Bei all dem wissen wir aber auch: Das wichtigste Kapital sind und bleiben die qualifizierten Köpfe und Hände. Unsere Fachkräfte. Der Fachkräfte- und Arbeitskräftemangel ist meine grösste Sorge für die Branche und betrifft nicht nur akademische Berufe, sondern eben auch produktionsnahe Lehrberufe. Deshalb: Wir werden uns für die medtech-spezifische überbetriebliche Aus- und Weiterbildung einsetzen. Wir brauchen Mitarbeiterinnen und Mitarbeiter mit Fähigkeiten, die für das Medtech-Geschäft von morgen unerlässlich sind. 

Fünftens wollen wir Innovationen schneller zu den Patientinnen und Patienten bringen. 

Es geht nicht an, dass Medizinprodukte erst fünf Jahre oder noch später nach Markteinführung vergütet werden oder gar nicht. Wir werden uns für schnellere Prozesse und neue Vergütungsmodelle – etwa für digitale Gesundheitsanwendungen – einsetzen. 

Beat Vonlanthen hat die Medtech-Preise angesprochen. Ja, wir halten die Diskussion über Kosten für wichtig, werden uns aber ganz stark dafür einsetzen, dass sie nicht isoliert von Leistung und Qualität geführt wird. Das ist, als würde man über die Kosten einer Pralinenschachtel diskutieren, ohne zu wissen, ob überhaupt Pralinen in der Schachtel drin sind und falls ja, wie viele und welche Sorte. 

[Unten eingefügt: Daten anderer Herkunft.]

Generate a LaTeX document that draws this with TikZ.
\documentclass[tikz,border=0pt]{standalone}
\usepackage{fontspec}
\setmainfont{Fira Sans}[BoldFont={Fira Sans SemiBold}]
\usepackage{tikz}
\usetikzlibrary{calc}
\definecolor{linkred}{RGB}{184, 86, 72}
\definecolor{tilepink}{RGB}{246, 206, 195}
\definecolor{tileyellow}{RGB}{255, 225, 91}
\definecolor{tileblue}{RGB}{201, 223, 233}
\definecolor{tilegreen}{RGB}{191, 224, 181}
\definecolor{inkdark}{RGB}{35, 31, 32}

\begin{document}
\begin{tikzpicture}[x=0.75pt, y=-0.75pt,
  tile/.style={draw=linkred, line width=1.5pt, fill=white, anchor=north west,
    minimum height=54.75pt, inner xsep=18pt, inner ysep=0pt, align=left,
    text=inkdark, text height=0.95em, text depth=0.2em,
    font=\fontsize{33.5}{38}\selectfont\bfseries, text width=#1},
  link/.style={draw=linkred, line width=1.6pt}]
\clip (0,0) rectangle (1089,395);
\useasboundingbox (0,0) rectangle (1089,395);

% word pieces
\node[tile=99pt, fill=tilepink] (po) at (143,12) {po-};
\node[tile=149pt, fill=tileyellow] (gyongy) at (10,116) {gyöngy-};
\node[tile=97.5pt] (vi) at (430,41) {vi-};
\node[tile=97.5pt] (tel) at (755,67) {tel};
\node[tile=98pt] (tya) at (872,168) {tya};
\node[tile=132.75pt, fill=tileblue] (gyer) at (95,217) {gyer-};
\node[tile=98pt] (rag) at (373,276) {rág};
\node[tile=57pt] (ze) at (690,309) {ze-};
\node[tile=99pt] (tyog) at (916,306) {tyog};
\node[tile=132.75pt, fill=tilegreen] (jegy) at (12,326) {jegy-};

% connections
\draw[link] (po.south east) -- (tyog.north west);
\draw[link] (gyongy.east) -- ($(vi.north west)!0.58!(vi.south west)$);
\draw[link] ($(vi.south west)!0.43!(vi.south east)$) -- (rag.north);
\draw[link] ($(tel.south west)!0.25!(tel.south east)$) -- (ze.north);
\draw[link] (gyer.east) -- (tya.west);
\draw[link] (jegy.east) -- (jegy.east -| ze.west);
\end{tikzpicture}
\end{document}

Es muss ein Paradigmenwechsel stattfinden, wenn wir das Gesundheitswesen weiterentwickeln wollen. Ein Diskurs, der sich auf die Kosten der Gesundheitsversorgung beschränkt, greift zu kurz. Auch das Denken in Silos ist völlig veraltet. Ziel muss es sein, mit einem effizienten Einsatz der Mittel möglichst viel Gesundheit zu schaffen und zu erhalten. Und zwar über den gesamten Behandlungspfad hinweg. Dieser Ansatz schliesst auch Dimensionen wie Selbstständigkeit, Mobilität, Arbeitsfähigkeit und Teilhabe am sozialen Leben ein. Kürzere Eingriffe und Spitalaufenthalte und die Vermeidung von Folgebehandlungen gehören ebenfalls mit in diese Gesamtbewertung.

Sechstens und zu guter Letzt wollen wir die Kontakte in die Politik, die Wirtschaft, das Gesundheitswesen und die Akademie intensivieren. 

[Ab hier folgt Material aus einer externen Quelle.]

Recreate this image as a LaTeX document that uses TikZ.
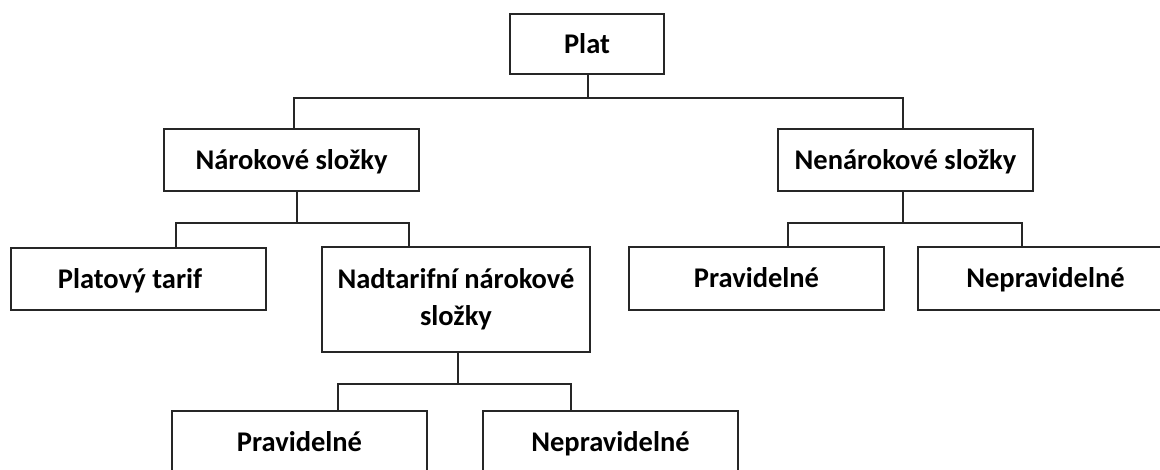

Denn eines ist klar. Unser Zielbild «Medtech-Standort Schweiz 2030» können wir nicht mit alleiniger Kraft umsetzen. Wir brauchen diesen Schulterschluss, um die Schweizer Medtech-Branche im internationalen Wettbewerb als treibende Kraft zu erhalten und zu stärken.

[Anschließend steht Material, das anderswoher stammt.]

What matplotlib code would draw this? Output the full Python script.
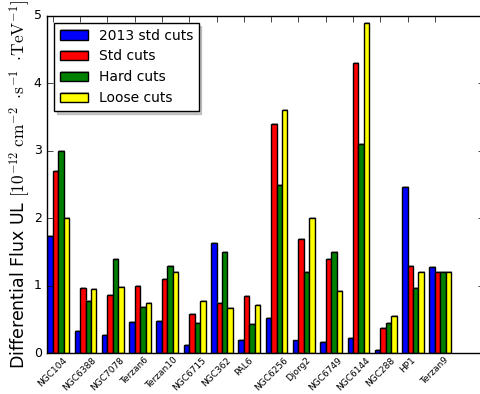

In diesem Sinne wollen wir Swiss Medtech in den nächsten Jahren zu einem gewichtigen Wirtschaftsverband weiterentwickeln und etablieren.

Wir haben mitzureden: bei der medtech-relevanten Bildung, bei der Forschung und Entwicklung, bei der Innovation und deren Translation in marktfähige Produkte sowie bei der Gesundheitsversorgung. 

In einem Satz gesagt: Es geht darum, die Zukunft der Schweizer Medizintechnik aktiv mitzugestalten. Es geht um die nächste Generation.

Als Präsident möchte ich zur Erreichung dieser Ziele aktiv beitragen – und zwar in enger Zusammenarbeit mit Ihnen allen! 

Ich freue mich sehr darauf. Vielen herzlichen Dank!